## Stated exercise
In the material below, please retype the lines from the very first through the one with "const [x0, x1] = x.range();", exactly and without pictures.
##########
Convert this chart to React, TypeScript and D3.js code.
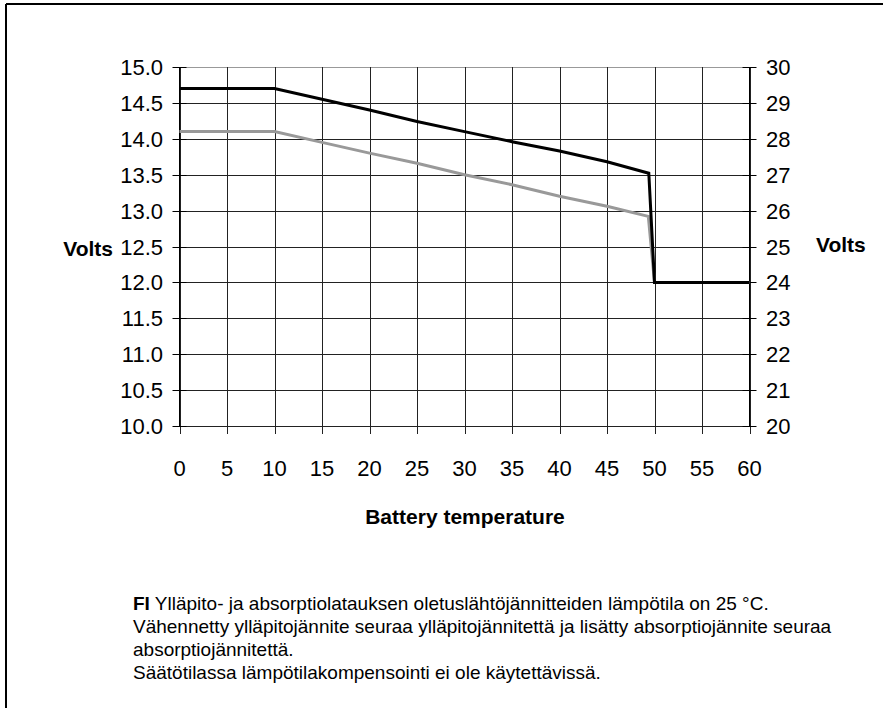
import * as d3 from "d3";

// battery temperature (°C) and output voltage (12 V scale on the left, 24 V on the right)
const absorptionTemp = [0, 10, 15, 20, 25, 30, 35, 40, 45, 49.4, 50, 60];
const absorptionVolts = [14.7, 14.7, 14.55, 14.4, 14.24, 14.1, 13.96, 13.83, 13.68, 13.52, 12.0, 12.0];

const floatTemp = [0, 10, 15, 20, 25, 30, 35, 40, 45, 49.35, 50, 60];
const floatVolts = [14.1, 14.1, 13.95, 13.8, 13.66, 13.5, 13.36, 13.2, 13.06, 12.92, 12.0, 12.0];

const xTicks = [0, 5, 10, 15, 20, 25, 30, 35, 40, 45, 50, 55, 60];
const leftTicks = [10, 10.5, 11, 11.5, 12, 12.5, 13, 13.5, 14, 14.5, 15];
const rightTicks = [20, 21, 22, 23, 24, 25, 26, 27, 28, 29, 30];

const noteLines = [
  "Vähennetty ylläpitojännite seuraa ylläpitojännitettä ja lisätty absorptiojännite seuraa",
  "absorptiojännitettä.",
  "Säätötilassa lämpötilakompensointi ei ole käytettävissä.",
];

const W = 883;
const H = 708;
const FONT = "'Liberation Sans', Arial, sans-serif";

export default function App() {
  const x = d3.scaleLinear().domain([0, 60]).range([179.5, 749.5]);
  const yL = d3.scaleLinear().domain([10, 15]).range([426, 67]);
  const yR = d3.scaleLinear().domain([20, 30]).range([426, 67]);

  const line = d3
    .line<[number, number]>()
    .x((d) => x(d[0]))
    .y((d) => yL(d[1]));

  const absorption = absorptionTemp.map((t, i) => [t, absorptionVolts[i]] as [number, number]);
  const float = floatTemp.map((t, i) => [t, floatVolts[i]] as [number, number]);

  const [x0, x1] = x.range();

  return (
    <svg
      width={W}
      height={H}
      style={{ position: "absolute", left: 0, top: 0, background: "#fff" }}
      fontFamily={FONT}
    >
      {/* frame */}
      <line x1={6} y1={4} x2={W} y2={4} stroke="#000" strokeWidth={2} />
      <line x1={6} y1={4} x2={6} y2={H} stroke="#000" strokeWidth={2} />

      {/* grid */}
      {leftTicks.map((v) => (
        <line
          key={"h" + v}
          x1={x0}
          x2={x1}
          y1={Math.round(yL(v)) + 0.5}
          y2={Math.round(yL(v)) + 0.5}
          stroke={v === 15 ? "#999" : "#222"}
        />
      ))}
      {xTicks.map((t) => (
        <line
          key={"v" + t}
          x1={Math.round(x(t)) + 0.5}
          x2={Math.round(x(t)) + 0.5}
          y1={yL(15)}
          y2={yL(10) + 8}
          stroke="#222"
        />
      ))}

      {/* axes */}
      <line x1={x0} x2={x0} y1={yL(15)} y2={yL(10)} stroke="#000" />
      <line x1={x1} x2={x1} y1={yL(15)} y2={yL(10)} stroke="#000" />
      {leftTicks.map((v) => (
        <g key={"lt" + v}>
          <line
            x1={x0 - 7}
            x2={x0 + 7}
            y1={Math.round(yL(v)) + 0.5}
            y2={Math.round(yL(v)) + 0.5}
            stroke="#000"
          />
          <text x={163} y={yL(v) + 8} textAnchor="end" fontSize={22}>
            {v.toFixed(1)}
          </text>
        </g>
      ))}
      {rightTicks.map((v) => (
        <g key={"rt" + v}>
          <line
            x1={x1 - 7}
            x2={x1 + 7}
            y1={Math.round(yR(v)) + 0.5}
            y2={Math.round(yR(v)) + 0.5}
            stroke="#000"
          />
          <text x={766} y={yR(v) + 8} fontSize={22}>
            {v}
          </text>
        </g>
      ))}
      {xTicks.map((t) => (
        <text key={"xt" + t} x={x(t)} y={476} textAnchor="middle" fontSize={22}>
          {t}
        </text>
      ))}

      {/* series */}
      <path d={line(float) ?? ""} fill="none" stroke="#999" strokeWidth={3} />
      <path d={line(absorption) ?? ""} fill="none" stroke="#000" strokeWidth={3} />

      {/* axis titles */}
      <text x={113} y={256} textAnchor="end" fontSize={21} fontWeight="bold">
        Volts
      </text>
      <text x={816} y={252} fontSize={21} fontWeight="bold">
        Volts
      </text>
      <text x={465} y={524} textAnchor="middle" fontSize={21} fontWeight="bold">
        Battery temperature
      </text>

      {/* note */}
      <text x={133} y={610} fontSize={19}>
        <tspan fontWeight="bold">FI</tspan> Ylläpito- ja absorptiolatauksen oletuslähtöjännitteiden lämpötila on 25 °C.
      </text>
      {noteLines.map((s, i) => (
        <text key={i} x={133} y={633 + i * 23} fontSize={19}>
          {s}
        </text>
      ))}
    </svg>
  );
}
##########
## Exercise output
Convert this chart to React, TypeScript and D3.js code.
import * as d3 from "d3";

// battery temperature (°C) and output voltage (12 V scale on the left, 24 V on the right)
const absorptionTemp = [0, 10, 15, 20, 25, 30, 35, 40, 45, 49.4, 50, 60];
const absorptionVolts = [14.7, 14.7, 14.55, 14.4, 14.24, 14.1, 13.96, 13.83, 13.68, 13.52, 12.0, 12.0];

const floatTemp = [0, 10, 15, 20, 25, 30, 35, 40, 45, 49.35, 50, 60];
const floatVolts = [14.1, 14.1, 13.95, 13.8, 13.66, 13.5, 13.36, 13.2, 13.06, 12.92, 12.0, 12.0];

const xTicks = [0, 5, 10, 15, 20, 25, 30, 35, 40, 45, 50, 55, 60];
const leftTicks = [10, 10.5, 11, 11.5, 12, 12.5, 13, 13.5, 14, 14.5, 15];
const rightTicks = [20, 21, 22, 23, 24, 25, 26, 27, 28, 29, 30];

const noteLines = [
  "Vähennetty ylläpitojännite seuraa ylläpitojännitettä ja lisätty absorptiojännite seuraa",
  "absorptiojännitettä.",
  "Säätötilassa lämpötilakompensointi ei ole käytettävissä.",
];

const W = 883;
const H = 708;
const FONT = "'Liberation Sans', Arial, sans-serif";

export default function App() {
  const x = d3.scaleLinear().domain([0, 60]).range([179.5, 749.5]);
  const yL = d3.scaleLinear().domain([10, 15]).range([426, 67]);
  const yR = d3.scaleLinear().domain([20, 30]).range([426, 67]);

  const line = d3
    .line<[number, number]>()
    .x((d) => x(d[0]))
    .y((d) => yL(d[1]));

  const absorption = absorptionTemp.map((t, i) => [t, absorptionVolts[i]] as [number, number]);
  const float = floatTemp.map((t, i) => [t, floatVolts[i]] as [number, number]);

  const [x0, x1] = x.range();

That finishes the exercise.